[Muanet] Does this relate to superannuation?

Dion Giles dgiles@central.murdoch.edu.au
Fri, 21 Jun 2002 23:43:44 +0800


The following article in the New York times rings alarm bells about the 
shift from SSAU into various private superannuation schemes, said to be 
higher-yielding.  Should it?  Is there any parallel?

Dion Giles

=============================

http://www.nytimes.com/2002/06/21/opinion/21KRUG.html?todaysheadlines=
&pagewanted=print&position=top

NYT June 21, 2002
June 21, 2002

Fear of All Sums
By PAUL KRUGMAN

It is difficult to get a man to understand something," wrote Upton
Sinclair, "when his salary depends upon his not understanding it." To
make sense of what passes for debate over Social Security reform, one
must realize that advocates of privatization — of replacing the
current system, at least in part, with a system of personal accounts
— are determined not to understand basic arithmetic. Otherwise they
would have to admit that such accounts would weaken, not strengthen,
the system's finances.

Social Security as we know it is a system in which each generation's
payroll taxes are mainly used to support the previous generation's
retirement. If contributions from younger workers go into personal
accounts instead, the problem should be obvious: who will pay
benefits to today's retirees and older workers? It's just arithmetic:
2-1=1. So privatization creates a financial hole that must be filled
by slashing benefits, providing large financial transfers from the
rest of the government or both.

During the 2000 election campaign, George W. Bush was able to get
away with the nonsensical claim that private accounts would not only
yield high, low-risk returns, but save Social Security at the same
time. For whatever reason, few reporters pointed out that he was
claiming that 2-1=4. But when it came time to produce concrete plans,
the arithmetic could no longer be avoided.

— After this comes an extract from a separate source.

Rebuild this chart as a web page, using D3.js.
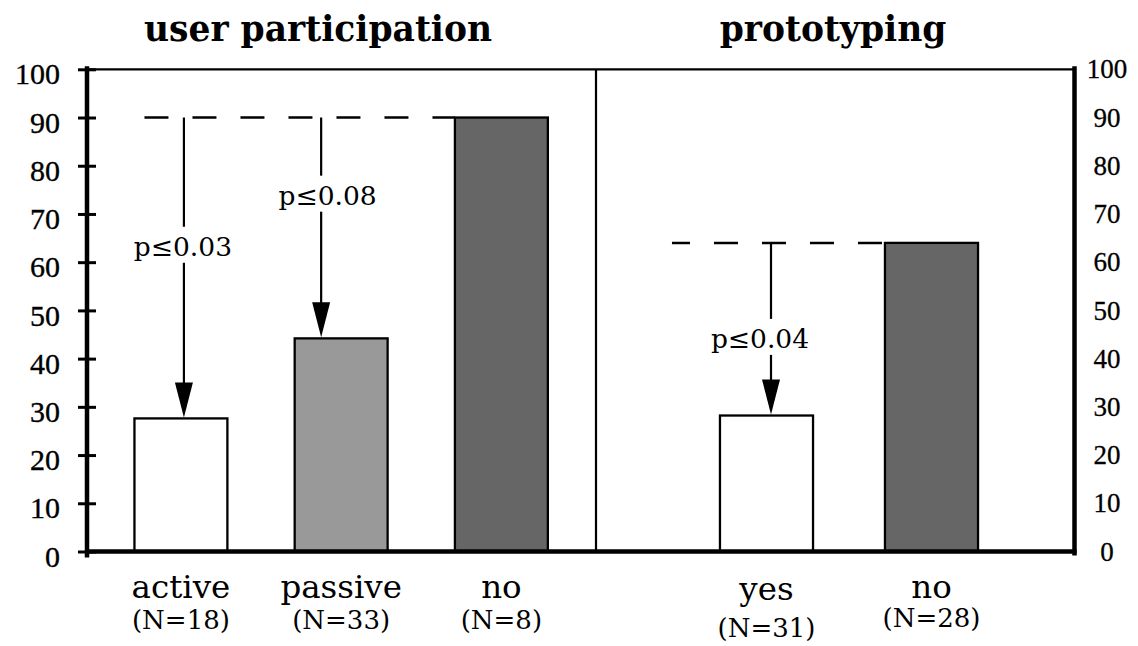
<!DOCTYPE html>
<html>
<head>
<meta charset="utf-8">
<script src="https://cdn.jsdelivr.net/npm/d3@7"></script>
<style>
  html, body { margin: 0; padding: 0; background: #fff; }
  svg { display: block; }
</style>
</head>
<body>
<svg id="chart" width="1138" height="646"></svg>
<script>
// ---------------- data ----------------
const panelTitles = ["user participation", "prototyping"];

const upCategories = ["active", "passive", "no"];
const upCounts = ["(N=18)", "(N=33)", "(N=8)"];
const upValues = [27.6, 44.2, 90];

const protoCategories = ["yes", "no"];
const protoCounts = ["(N=31)", "(N=28)"];
const protoValues = [28.2, 64];

const yTickValues = [0, 10, 20, 30, 40, 50, 60, 70, 80, 90, 100];

// significance annotations: comparison from reference bar to target bar
const upAnnotFrom = ["no", "no"];
const upAnnotTo = ["active", "passive"];
const upAnnotText = ["p\u22640.03", "p\u22640.08"];
const protoAnnotFrom = ["no"];
const protoAnnotTo = ["yes"];
const protoAnnotText = ["p\u22640.04"];

// ---------------- layout / style ----------------
const leftAxisX = 87, rightAxisX = 1074.5, dividerX = 596;
const yTop = 69.3, yBase = 551.5;
const serif = "'DejaVu Serif', serif";
const timesLike = "'Liberation Serif', 'Times New Roman', serif";
const upFills = ["#ffffff", "#999999", "#666666"];
const protoFills = ["#ffffff", "#666666"];

const svg = d3.select("#chart");

const y = d3.scaleLinear().domain([0, 100]).range([yBase, yTop]);

const xL = d3.scaleBand().domain(upCategories).range([100.8, 581.5])
  .paddingInner(0.42).paddingOuter(0.21);
const xR = d3.scaleBand().domain(protoCategories).range([684, 1014])
  .paddingInner(0.436).paddingOuter(0.218);

// ---------------- frame ----------------
svg.append("line").attr("x1", leftAxisX).attr("x2", rightAxisX)
  .attr("y1", y(100)).attr("y2", y(100))
  .attr("stroke", "#000").attr("stroke-width", 2.3);
svg.append("line").attr("x1", dividerX).attr("x2", dividerX)
  .attr("y1", y(100)).attr("y2", y(0))
  .attr("stroke", "#000").attr("stroke-width", 2.2);

// ---------------- bars ----------------
function drawBars(xs, cats, vals, fills) {
  svg.append("g").selectAll("rect").data(cats).join("rect")
    .attr("x", d => xs(d))
    .attr("width", xs.bandwidth())
    .attr("y", (d, i) => y(vals[i]))
    .attr("height", (d, i) => y(0) - y(vals[i]))
    .attr("fill", (d, i) => fills[i])
    .attr("stroke", "#000").attr("stroke-width", 2.3);
}
drawBars(xL, upCategories, upValues, upFills);
drawBars(xR, protoCategories, protoValues, protoFills);

// ---------------- axes ----------------
const leftAxis = d3.axisLeft(y).tickValues(yTickValues).tickSize(9).tickPadding(18);
const gL = svg.append("g").attr("transform", `translate(${leftAxisX},0)`).call(leftAxis);
gL.attr("font-family", null).attr("font-size", null);
gL.select(".domain").remove();
gL.selectAll(".tick line").attr("x1", -9).attr("x2", 9)
  .attr("stroke", "#000").attr("stroke-width", 3);
gL.selectAll(".tick text")
  .attr("x", -27).attr("dy", "0.32em")
  .attr("transform", "translate(0,5)")
  .attr("font-family", timesLike).attr("font-size", 30)
  .attr("fill", "#000").attr("stroke", "#000").attr("stroke-width", 0.35);
svg.append("line").attr("x1", leftAxisX).attr("x2", leftAxisX)
  .attr("y1", y(100) - 3).attr("y2", y(0) + 6)
  .attr("stroke", "#000").attr("stroke-width", 4.5);

const rightAxis = d3.axisRight(y).tickValues(yTickValues).tickSize(0);
const gR = svg.append("g").attr("transform", `translate(${rightAxisX},0)`).call(rightAxis);
gR.attr("font-family", null).attr("font-size", null);
gR.select(".domain").remove();
gR.selectAll(".tick text")
  .attr("x", 32.5).attr("dy", "0.32em").attr("text-anchor", "middle")
  .attr("font-family", timesLike).attr("font-size", 27)
  .attr("fill", "#000").attr("stroke", "#000").attr("stroke-width", 0.3);
svg.append("line").attr("x1", rightAxisX).attr("x2", rightAxisX)
  .attr("y1", y(100) - 3).attr("y2", y(0) + 4)
  .attr("stroke", "#000").attr("stroke-width", 4.5);

// baseline
svg.append("line").attr("x1", leftAxisX).attr("x2", rightAxisX + 2)
  .attr("y1", y(0)).attr("y2", y(0))
  .attr("stroke", "#000").attr("stroke-width", 4.5);

// ---------------- category labels ----------------
function drawCats(xs, cats, counts, nameShift, countShift) {
  const g = svg.append("g");
  g.selectAll("text.cat").data(cats).join("text").attr("class", "cat")
    .attr("x", d => xs(d) + xs.bandwidth() / 2)
    .attr("y", (d, i) => 598 + nameShift[i])
    .attr("text-anchor", "middle")
    .style("font-family", serif).style("font-size", "32.5px")
    .text(d => d);
  g.selectAll("text.cnt").data(counts).join("text").attr("class", "cnt")
    .attr("x", (d, i) => xs(cats[i]) + xs.bandwidth() / 2)
    .attr("y", (d, i) => 629 + countShift[i])
    .attr("text-anchor", "middle")
    .style("font-family", serif).style("font-size", "26px")
    .text(d => d);
}
drawCats(xL, upCategories, upCounts, [0, 0, 0], [0, 0, 0]);
drawCats(xR, protoCategories, protoCounts, [2, 0], [8, -2]);

// ---------------- titles ----------------
svg.append("text").attr("x", 318).attr("y", 41).attr("text-anchor", "middle")
  .style("font-family", serif).style("font-weight", "bold").style("font-size", "34.5px")
  .text(panelTitles[0]);
svg.append("text").attr("x", 833).attr("y", 41).attr("text-anchor", "middle")
  .style("font-family", serif).style("font-weight", "bold").style("font-size", "34.5px")
  .text(panelTitles[1]);

// ---------------- annotations ----------------
const upAnnotLayout = [
  { arrowDx: 3, labelDx: -1, labelAt: 63.4 },
  { arrowDx: -20, labelDx: 6.5, labelAt: 74 }
];
const protoAnnotLayout = [
  { arrowDx: 4.5, labelDx: -11, labelAt: 44.3 }
];

function drawDashed(xs, cats, vals, fromCat, startX, offset) {
  const refV = vals[cats.indexOf(fromCat)];
  svg.append("line")
    .attr("x1", startX).attr("x2", xs(fromCat))
    .attr("y1", y(refV)).attr("y2", y(refV))
    .attr("stroke", "#000").attr("stroke-width", 2.5)
    .attr("stroke-dasharray", "24 24").attr("stroke-dashoffset", offset);
}
drawDashed(xL, upCategories, upValues, "no", xL("active") + 10, 0);
drawDashed(xR, protoCategories, protoValues, "no", xR("yes") - 48, 6);

function drawArrows(xs, cats, vals, froms, tos, texts, layout) {
  froms.forEach((f, i) => {
    const refV = vals[cats.indexOf(f)];
    const tgtV = vals[cats.indexOf(tos[i])];
    const L = layout[i];
    const ax = xs(tos[i]) + xs.bandwidth() / 2 + L.arrowDx;
    const tipY = y(tgtV) - 1;
    const headLen = 35, headHalf = 9;
    const labY = y(L.labelAt);
    svg.append("line").attr("x1", ax).attr("x2", ax)
      .attr("y1", y(refV)).attr("y2", labY - 19)
      .attr("stroke", "#000").attr("stroke-width", 2.2);
    svg.append("line").attr("x1", ax).attr("x2", ax)
      .attr("y1", labY + 17).attr("y2", tipY - headLen + 1)
      .attr("stroke", "#000").attr("stroke-width", 2.2);
    svg.append("path")
      .attr("d", d3.line()([[ax - headHalf, tipY - headLen], [ax + headHalf, tipY - headLen], [ax, tipY]]) + "Z")
      .attr("fill", "#000");
    svg.append("text")
      .attr("x", ax + L.labelDx).attr("y", labY + 10.5)
      .attr("text-anchor", "middle")
      .style("font-family", serif).style("font-size", "26.5px")
      .text(texts[i]);
  });
}
drawArrows(xL, upCategories, upValues, upAnnotFrom, upAnnotTo, upAnnotText, upAnnotLayout);
drawArrows(xR, protoCategories, protoValues, protoAnnotFrom, protoAnnotTo, protoAnnotText, protoAnnotLayout);
</script>
</body>
</html>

Sure enough, the plans laid out by Mr. Bush's Commission to
Strengthen Social Security, though presented as confusingly as
possible, involve both severe benefit cuts and huge "magic
asterisks," infusions of trillions of dollars from an undisclosed
location. The extent of the damage is documented in a new Center on
Budget and Policy Priorities report by Peter Diamond of the
Massachusetts Institute of Technology and Peter Orszag of the
Brookings Institution. (Mr. Diamond, who is one of the world's most
eminent economists, and is arguably the world's leading expert on
retirement systems, was my colleague when I taught at M.I.T.)

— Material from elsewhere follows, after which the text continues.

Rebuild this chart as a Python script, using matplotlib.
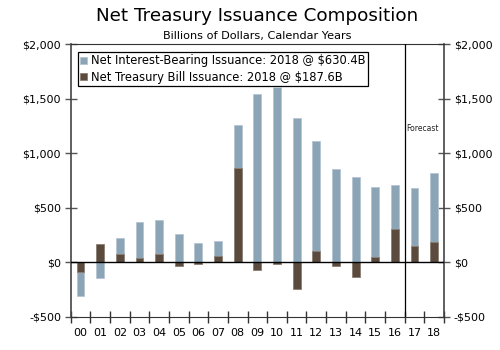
import numpy as np
import matplotlib
matplotlib.use('Agg')
import matplotlib.pyplot as plt
from matplotlib.ticker import FuncFormatter

years = ['00', '01', '02', '03', '04', '05', '06', '07', '08', '09',
         '10', '11', '12', '13', '14', '15', '16', '17', '18']
bills = [-86, 165, 80, 37, 73, -37, -18, 58, 862, -70,
         -18, -245, 104, -34, -132, 52, 303, 150, 187.6]
interest_bearing = [-226, -147, 140, 330, 313, 263, 177, 135, 394, 1545,
                    1606, 1322, 1010, 854, 780, 636, 410, 535, 630.4]

BLUE = '#8ba5b6'
BROWN = '#5a4b3e'

x = np.arange(len(years))
bills = np.array(bills, dtype=float)
ib = np.array(interest_bearing, dtype=float)
# stack only when both have the same sign
ib_bottom = np.where(np.sign(bills) == np.sign(ib), bills, 0)

fig = plt.figure(figsize=(5, 3.5), dpi=100)
ax = fig.add_axes([0.1414, 0.095, 0.7466, 0.778])

w = 0.4
ax.bar(x, ib, w, bottom=ib_bottom, color=BLUE, edgecolor='#b4c6d2', linewidth=0.6,
       label='Net Interest-Bearing Issuance: 2018 @ $630.4B', zorder=2)
ax.bar(x, bills, w, color=BROWN, edgecolor='#8a7e72', linewidth=0.6,
       label='Net Treasury Bill Issuance: 2018 @ $187.6B', zorder=2)

ax.axhline(0, color='black', lw=1.0, zorder=3)
ax.axvline(16.5, color='black', lw=0.9, zorder=3)
ax.text(16.6, 1230, 'Forecast', fontsize=5.5, color='#222222', va='center', ha='left')

ax.set_xlim(-0.5, len(years) - 0.5)
ax.set_ylim(-500, 2000)
ax.set_yticks(np.arange(-500, 2001, 500))
ax.yaxis.set_major_formatter(FuncFormatter(lambda v, p: f'-${abs(v):,.0f}' if v < 0 else f'${v:,.0f}'))
ax.tick_params(axis='y', direction='inout', length=8, width=1, color='#555555',
               labelsize=8, left=True, right=True, labelleft=True, labelright=True, pad=3)

ax.set_xticks(x)
ax.set_xticklabels(years)
ax.set_xticks(np.arange(-0.5, len(years), 1), minor=True)
ax.tick_params(axis='x', which='major', length=0, labelsize=8, pad=8)
ax.tick_params(axis='x', which='minor', direction='inout', length=8, width=1, color='#333333')

for s in ['left', 'right']:
    ax.spines[s].set_color('#444444')
    ax.spines[s].set_linewidth(1.2)
ax.spines['top'].set_color('#333333')
ax.spines['bottom'].set_color('#333333')

leg = ax.legend(loc='upper left', bbox_to_anchor=(0.01, 0.985), fontsize=8.3,
                handlelength=0.6, handleheight=0.6, handletextpad=0.3,
                borderpad=0.2, labelspacing=0.3, fancybox=False, framealpha=1,
                edgecolor='black', borderaxespad=0.3)
leg.get_frame().set_linewidth(0.9)
leg.set_zorder(1)

fig.text(0.514, 0.953, 'Net Treasury Issuance Composition', fontsize=13.2, ha='center', va='center')
fig.text(0.514, 0.898, 'Billions of Dollars, Calendar Years', fontsize=8.1, ha='center', va='center')

fig.savefig('out.png', dpi=100)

The Diamond-Orszag report is informative; even I was surprised by a
couple of revelations. For example, the mystery money infusions that
the commission assumes will somehow be forthcoming are almost enough
to preserve Social Security exactly as it is, with no benefit cuts,
forever. Also, the commission's plans include severe cuts in
disability benefits, a crucial part of Social Security that
privatizers have a habit of overlooking.

But in a way, the most interesting thing about the new report is the
administration's reaction. Charles Blahous, who was executive
director of the commission and is now on the White House staff,
quickly responded with a memo best described as hysterical. The
number of non sequiturs and misrepresentations Mr. Blahous manages to
squeeze into just a few pages may set a record. Among
other things, he angrily accuses Mr. Diamond and Mr. Orszag of
failing to address issues they cover quite clearly. Of one such
accusation, Mr. Orszag remarks drily that "in his haste to issue a
response to our paper, the Executive Director appears to have
overlooked the final box . . . which addresses precisely that issue
and provides the comparisons he requested (though he may not be
pleased with the results). We direct his attention to that box."

A sample of Mr. Blahous's tactics is his insistence that private
accounts don't weaken Social Security, because diverting money
from the trust fund into those accounts doesn't reduce the total sum
of money available — if you still count private accounts as part
of the total. As they say in the technical literature, "Well, duh."

Of course the money doesn't disappear — but it is no longer available
to pay benefits to older Americans, whose own Social Security
contributions were used to pay benefits to previous generations.

As the facts about Social Security privatization gradually emerge,
the general strategy of the privatizers seems to be to keep the
public confused as long as possible. Indeed, Republicans are now
being told to deny that personal accounts — which expose their
owners to all the risks of any private investment — constitute
"privatization." "Do not be complicit in Democratic demagoguery,"
urges one party memo. So it looks like a duck and walks like a duck,
but it isn't a duck — not until after the next election.

But whatever they say, it is a duck. And the administration
economists who claim that privatization will strengthen Social
Security are, more than ever, revealed as quacks.